The UI can include native/JVM frames in the flamegraph, but it must make their meaning clear. Runtime/native frames are evidence about where samples landed; application Java rows are the nearest actionable ownership signal.

Required Automation

Use scripts/real-acceptance.sh --require-full-profiling for strict acceptance.
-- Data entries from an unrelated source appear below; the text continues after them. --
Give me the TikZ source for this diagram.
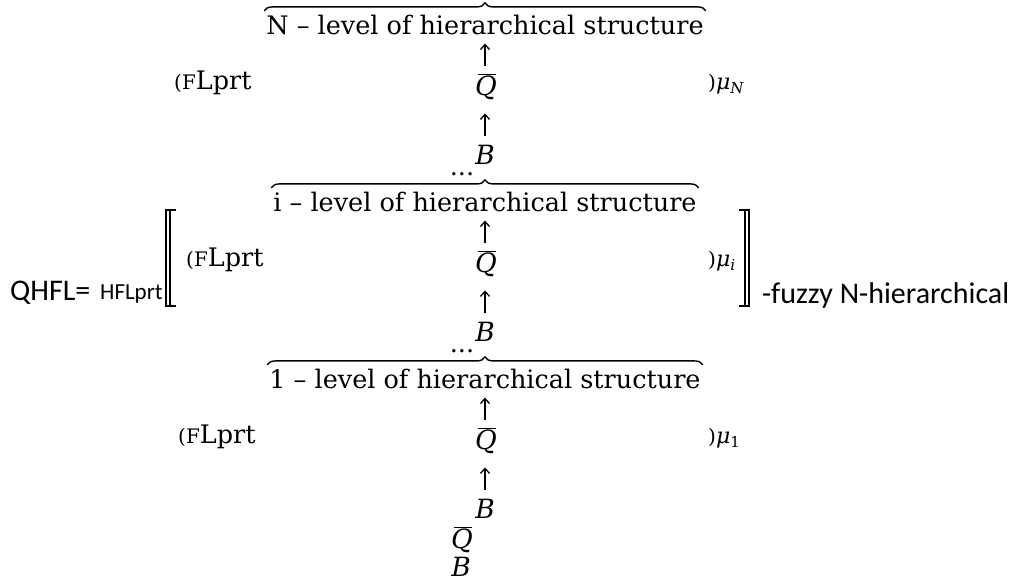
\documentclass[tikz,border=0pt]{standalone}
\usepackage{fix-cm}
\usepackage{fontspec}
\setmainfont{DejaVu Serif}
\setsansfont{Carlito}
\usetikzlibrary{arrows.meta,decorations.pathreplacing,positioning}
\newcommand{\mainsz}{\fontsize{25.5}{28}\selectfont}
\newcommand{\lesssz}{\fontsize{20}{22}\selectfont}
\newcommand{\flprt}{{\lesssz(F}Lprt}
\newcommand{\qbar}{$\overline{\kern-3pt\hbox{\itshape Q}\kern-1pt}$}
\newcommand{\musub}[1]{{\lesssz)}\textit{μ}\raisebox{-4pt}{\fontsize{15}{17}\selectfont #1}}
\tikzset{
  lvltitle/.style={inner sep=0pt, anchor=base, font=\mainsz},
  term/.style={inner sep=0pt, anchor=base, font=\fontsize{26.5}{29}\selectfont\itshape},
  lprtlabel/.style={inner sep=0pt, anchor=base west, font=\mainsz},
  mulabel/.style={inner sep=0pt, anchor=base west, font=\fontsize{22}{24}\selectfont},
  sidetext/.style={inner sep=0pt, anchor=base west, font=\sffamily\fontsize{30}{33}\selectfont},
  upflow/.style={-{Straight Barb[length=5pt,width=9pt]}, line width=1.3pt},
  lvlbrace/.style={decorate, decoration={brace, amplitude=8pt}, line width=1.4pt},
  dbracket/.style={line width=1.2pt}
}

\begin{document}
\begin{tikzpicture}[x=1pt,y=-1pt]
  \useasboundingbox (0,0) rectangle (1029,581);
  % N-th level
  \node[lvltitle] (titleN) at (485,34) {N – level of hierarchical structure};
  \node[term] (qN) at (487,95) {\qbar};
  \node[term] (bN) at (485,164) {B};
  \node[lvltitle] (dotsN) at (462,175) {...};
  \node[lprtlabel] (flN) at (174,89) {\flprt};
  \node[mulabel] (muN) at (708,89) {\musub{\itshape N}};
  \draw[lvlbrace] ([shift={(-2pt,3.5pt)}]titleN.north west) -- ([shift={(2pt,3.5pt)}]titleN.north east);
  \draw[upflow] ([yshift=7pt]qN.north -| bN.north) -- ([yshift=-9pt]titleN.south);
  \draw[upflow] ([yshift=8pt]bN.north) -- ([yshift=-14pt]qN.south -| bN.north);
  % i-th level
  \node[lvltitle] (titlei) at (485,211) {i – level of hierarchical structure};
  \node[term] (qi) at (487,272) {\qbar};
  \node[term] (bi) at (485,341) {B};
  \node[lvltitle] (dotsi) at (462,352) {...};
  \node[lprtlabel] (fli) at (186,266) {\flprt};
  \node[mulabel] (mui) at (708,266) {\musub{\itshape i}};
  \draw[lvlbrace] ([shift={(-2pt,3.5pt)}]titlei.north west) -- ([shift={(2pt,3.5pt)}]titlei.north east);
  \draw[upflow] ([yshift=7pt]qi.north -| bi.north) -- ([yshift=-9pt]titlei.south);
  \draw[upflow] ([yshift=8pt]bi.north) -- ([yshift=-14pt]qi.south -| bi.north);
  % 1-st level
  \node[lvltitle] (title1) at (485,388) {1 – level of hierarchical structure};
  \node[term] (q1) at (487,449) {\qbar};
  \node[term] (b1) at (485,518) {B};
  \node[lprtlabel] (fl1) at (178,443) {\flprt};
  \node[mulabel] (mu1) at (708,443) {\musub{1}};
  \draw[lvlbrace] ([shift={(-2pt,3.5pt)}]title1.north west) -- ([shift={(2pt,3.5pt)}]title1.north east);
  \draw[upflow] ([yshift=7pt]q1.north -| b1.north) -- ([yshift=-9pt]title1.south);
  \draw[upflow] ([yshift=8pt]b1.north) -- ([yshift=-14pt]q1.south -| b1.north);
  \node[term] (q0) at (463,548) {\qbar};
  \node[term] (b0) at (461,576) {B};
  % double brackets
  \draw[dbracket] (176,210) -- (166,210) -- (166,306) -- (176,306);
  \draw[dbracket] (170,210) -- (170,306);
  \draw[dbracket] (739,210) -- (749,210) -- (749,306) -- (739,306);
  \draw[dbracket] (745,210) -- (745,306);
  % side texts
  \node[sidetext] (qhfl) at (10,300) {QHFL=};
  \node[sidetext, font=\sffamily\fontsize{23}{25}\selectfont] (hflprt) at (100,299) {HFLprt};
  \node[sidetext] (fuzzy) at (762,303) {-fuzzy N-hierarchical};
\end{tikzpicture}
\end{document}
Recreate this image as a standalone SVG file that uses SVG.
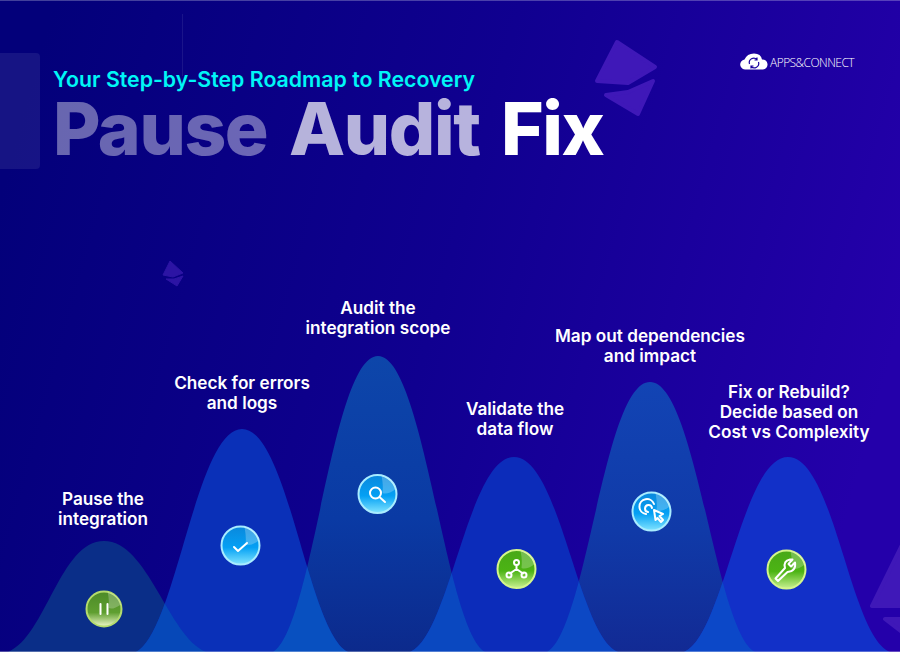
<svg xmlns="http://www.w3.org/2000/svg" width="900" height="652" viewBox="0 0 900 652">
<defs>
<linearGradient id="bg" x1="0" y1="0.3" x2="1" y2="0.5"><stop offset="0" stop-color="#03007a"/><stop offset="0.5" stop-color="#100090"/><stop offset="1" stop-color="#2400aa"/></linearGradient>
<linearGradient id="hill3g" x1="0" y1="0" x2="0" y2="1"><stop offset="0" stop-color="#0d46aa"/><stop offset="0.55" stop-color="#0a3aa4"/><stop offset="1" stop-color="#0c2a8c"/></linearGradient>
<linearGradient id="hill5g" x1="0" y1="0" x2="0" y2="1"><stop offset="0" stop-color="#1244b4"/><stop offset="0.55" stop-color="#103aa8"/><stop offset="1" stop-color="#122a94"/></linearGradient>
<linearGradient id="blue" x1="0" y1="0" x2="0" y2="1"><stop offset="0" stop-color="#0a88dc"/><stop offset="0.55" stop-color="#04a0f4"/><stop offset="1" stop-color="#80e4ff"/></linearGradient>
<linearGradient id="green" x1="0" y1="0" x2="0" y2="1"><stop offset="0" stop-color="#48a818"/><stop offset="0.55" stop-color="#4cb414"/><stop offset="1" stop-color="#c8f090"/></linearGradient>
<linearGradient id="olive" x1="0" y1="0" x2="0" y2="1"><stop offset="0" stop-color="#4c8a28"/><stop offset="0.6" stop-color="#5f9f30"/><stop offset="1" stop-color="#eef8c8"/></linearGradient>
<path id="h1" d="M8 652 C46 636 60 541 104 541 C148 541 168 636 206 652 Z"/>
<path id="h2" d="M136 652 C176 632 196 429 242 429 C288 429 308 632 348 652 Z"/>
<path id="h3" d="M273 652 C313 628 332 356 378 356 C424 356 445 628 485 652 Z"/>
<path id="h4" d="M410 652 C450 636 468 457 514 457 C560 457 578 636 618 652 Z"/>
<path id="h5" d="M547 652 C587 630 604 382 650 382 C696 382 715 630 755 652 Z"/>
<path id="h6" d="M684 652 C724 636 742 457 788 457 C834 457 850 636 890 652 Z"/>
<clipPath id="c1"><use href="#h1"/></clipPath>
<clipPath id="c3"><use href="#h3"/></clipPath>
<clipPath id="c5"><use href="#h5"/></clipPath>
<path id="gloss" d="M4 -18.500 A19 19 0 0 1 18.500 -5 Q10 1 5 -1 Q6 -8 4 -18.500 Z" fill="#fff" fill-opacity=".24"/>
</defs>
<style>
.lab{font-family:"Inter","Liberation Sans",sans-serif;font-weight:600;font-size:17.2px;fill:#fff;text-anchor:middle}
.ttl{font-family:"Inter","Liberation Sans",sans-serif;font-weight:800;font-size:73px;letter-spacing:-1.4px;fill:#fff}
.ringB{fill:url(#blue);stroke:#a8ecff;stroke-width:2}
.ringG{fill:url(#green);stroke:#d4f58c;stroke-width:2}
.ringO{fill:url(#olive);stroke:#b4dc6c;stroke-width:2}
.ico{fill:none;stroke:#fff;stroke-width:2;stroke-linecap:round;stroke-linejoin:round}
.deco{fill:#3f18b8;stroke:#3f18b8;stroke-width:4;stroke-linejoin:round}
</style>
<rect id="background" width="900" height="652" fill="url(#bg)"/>
<rect x="0" y="0" width="900" height="1" fill="#fff" fill-opacity=".25"/>
<g id="decor">
<rect x="-10" y="53" width="50" height="116" rx="4" fill="#fff" fill-opacity=".08"/>
<rect x="182" y="14" width="1" height="62" fill="#fff" fill-opacity=".08"/>
<path class="deco" d="M617 42 L655 67 L628 83 L597 81 Z M653 81 L638 114 L606 95 L628 92 Z"/>
<path class="deco" style="fill:#2c14a4;stroke:#2c14a4;stroke-width:1" d="M170 261 L183 273 L173 277 L163 275 Z M183 276 L177 286 L166 279 L174 279 Z"/>
<path class="deco" d="M902 545 L872 606 L902 606 Z M885 619 L902 619 L902 632 Z"/>
</g>
<g id="title">
<text x="53" y="87" font-family="Inter,'Liberation Sans',sans-serif" font-weight="600" font-size="21.300" fill="#00f6f6">Your Step-by-Step Roadmap to Recovery</text>
<text class="ttl" x="53" y="155" fill-opacity=".4">Pause</text>
<text class="ttl" x="289" y="155" fill-opacity=".7">Audit</text>
<text class="ttl" x="501" y="155">Fix</text>
</g>
<g id="logo">
<path d="M746 69.500 A5 5 0 0 1 744.500 59.500 Q747 53.500 754 53.500 Q761 53.500 762 59.500 A5 5 0 0 1 763 69.500 Z" fill="#fff"/>
<path d="M749.500 64 A4.500 4.500 0 0 1 757 59.500 M758.500 62 A4.500 4.500 0 0 1 751 66.500 M757 57.500 V60 H754.500 M751 68.500 V66 H753.500" fill="none" stroke="#1a00a0" stroke-width="1.200"/>
<text x="770" y="67" font-family="'Open Sans','Liberation Sans',sans-serif" font-weight="300" font-size="12" letter-spacing="-0.55" fill="#fff">APPS&amp;CONNECT</text>
</g>
<g id="connectors"/>
<g id="step1">
<use href="#h1" fill="#0a2e88"/>
<circle class="ringO" cx="104" cy="609" r="17.500"/>
<use href="#gloss" transform="translate(104 609) scale(.92)"/>
<path class="ico" d="M100.500 604 V614 M107.500 604 V614"/>
<text class="lab" x="103" y="505">Pause the</text><text class="lab" x="103" y="525">integration</text>
</g>
<g id="step3">
<use href="#h3" fill="url(#hill3g)"/>
<circle class="ringB" cx="377.500" cy="494" r="19"/>
<use href="#gloss" transform="translate(377.500 494)"/>
<circle class="ico" cx="375.500" cy="493" r="5.500"/><path class="ico" d="M380 497.500 L385 502"/>
<text class="lab" x="378" y="314">Audit the</text><text class="lab" x="378" y="334">integration scope</text>
</g>
<g id="step5">
<use href="#h5" fill="url(#hill5g)"/>
<circle class="ringB" cx="651.500" cy="511.500" r="19"/>
<use href="#gloss" transform="translate(651.500 511.500)"/>
<path class="ico" d="M654 504 A7.500 7.500 0 1 0 646 514 M652 508 A3.500 3.500 0 1 0 648 512" stroke-width="1.600"/><path class="ico" d="M654 510 L663 514 L659.500 516 L663 520 L661 522 L657.500 518 L655.500 520 Z" stroke-width="1.500"/>
<text class="lab" x="650" y="342">Map out dependencies</text><text class="lab" x="650" y="362">and impact</text>
</g>
<g id="step2">
<use href="#h2" fill="#0a30b8"/>
<use href="#h2" fill="#0648b8" clip-path="url(#c1)"/>
<use href="#h2" fill="#0850c0" clip-path="url(#c3)"/>
<circle class="ringB" cx="240.500" cy="545.500" r="19"/>
<use href="#gloss" transform="translate(240.500 545.500)"/>
<path class="ico" d="M234 547 L238 551 L247 543"/>
<text class="lab" x="242" y="389">Check for errors</text><text class="lab" x="242" y="409">and logs</text>
</g>
<g id="step4">
<use href="#h4" fill="#0c2cba"/>
<use href="#h4" fill="#0a48c0" clip-path="url(#c3)"/>
<use href="#h4" fill="#0c48c4" clip-path="url(#c5)"/>
<circle class="ringG" cx="516.500" cy="569" r="19"/>
<use href="#gloss" transform="translate(516.500 569)"/>
<path class="ico" d="M516.500 565 V569 L510 573.500 M516.500 569 L523 573.500"/><circle cx="516.500" cy="562.500" r="2.500" class="ico"/><circle cx="509" cy="575" r="2.500" class="ico"/><circle cx="524" cy="575" r="2.500" class="ico"/>
<text class="lab" x="515" y="415">Validate the</text><text class="lab" x="515" y="435">data flow</text>
</g>
<g id="step6">
<use href="#h6" fill="#1230c8"/>
<use href="#h6" fill="#0c48c8" clip-path="url(#c5)"/>
<circle class="ringG" cx="786.500" cy="569.500" r="19"/>
<use href="#gloss" transform="translate(786.500 569.500)"/>
<path class="ico" d="M778 581 L775.500 578.500 L785 568 Q783 561 790 559.500 L792.500 559.500 L788.500 564 L791 566.500 L795 562.500 Q796.500 571 787.500 572 Z" stroke-width="1.500"/>
<text class="lab" x="789" y="398">Fix or Rebuild?</text><text class="lab" x="789" y="418">Decide based on</text><text class="lab" x="789" y="438">Cost vs Complexity</text>
</g>
<rect x="0" y="651" width="900" height="1" fill="#fff" fill-opacity=".3"/>
</svg>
The script must:

  • wait for target status rows instead of assuming they exist immediately after rollout or table truncation
  • explicitly clear stale disable metadata with java-profiler.io/profile-disabled: "false" when configuring a target
  • force a fresh workload rollout for acceptance by adding run-specific metadata such as java-profiler.io/acceptance-run
  • drive CPU, Wall Clock, I/O, allocation, GC, and concurrent lock load for the full profiling wait window
  • keep no-Service synthetic workload runs alive until the full profiling wait window has elapsed
  • fail when CPU, Wall Clock, allocation, or lock-delay profile data is empty
  • fail when required GC event evidence is empty after the demo GC workload ran
  • fail when required Java I/O wait evidence is empty after the demo I/O workload ran
  • support --high-volume for ingestion hardening changes; this mode must extend the profiling window, increase CPU/allocation/lock load parallelism, and verify bounded profile batch metadata
  • fail high-volume acceptance when profile batches are rejected, when a profile batch exceeds the collector batch limit, or when ClickHouse restarts/OOMKills during the run
  • verify collector/backend profile payload compatibility in tests; profile batch JSON must match the backend contract
  • run Playwright UI acceptance unless --skip-browser is explicitly justified
  • write evidence under /tmp/java-profiler-real-acceptance-*

Run these checks before claiming completion:

bash
go test ./collector/internal/profiler ./collector/runtime ./collector/internal/jfr ./backend/internal/app ./backend/internal/httpapi ./backend/internal/clickhouse
cd web && npm test -- --run src/features/cpu/hot-code-view.test.tsx src/visualization/flamegraph.test.tsx
bash -n scripts/real-acceptance.sh scripts/build-real-acceptance-images.sh
shellcheck scripts/real-acceptance.sh scripts/build-real-acceptance-images.sh
git diff --check

Failure Interpretation

Treat these as acceptance blockers:

  • no accepted target status for the current run window
  • CPU, Wall Clock, allocation, or lock-delay flamegraph root value is zero
  • GC pause event evidence is empty when GC acceptance is in scope
  • Java I/O evidence is empty when I/O acceptance is in scope
  • backend rejects profile payloads because batch size is too large
  • backend rejects profile payloads because required fields such as batch_id or collector_id are missing; this means collector/backend payload versions or JSON tags do not match
  • target status is disabled_by_metadata because a stale truthy profile-disabled annotation was left on the Pod template
  • target status is profiler_conflict after a previous run; roll the target Pod before retrying strict acceptance
  • no-Service synthetic workload exits before the profiling window has elapsed
  • ClickHouse OOMs under the real acceptance workload
  • high-volume ingestion has no accepted profile batches
  • collector/backend ingestion metadata hides dropped, truncated, split, or rejected profile batches
  • UI tests pass with mocked data but fail against real backend data
  • search, focus, Back, Reset, or view-mode interactions do not affect the real UI state

Do not hide these as "environment issues" until the root cause is proven. Fix the product, script, workload, or deployment and rerun until the standard passes.

Java services on Kubernetes. HotSpot first. async-profiler first.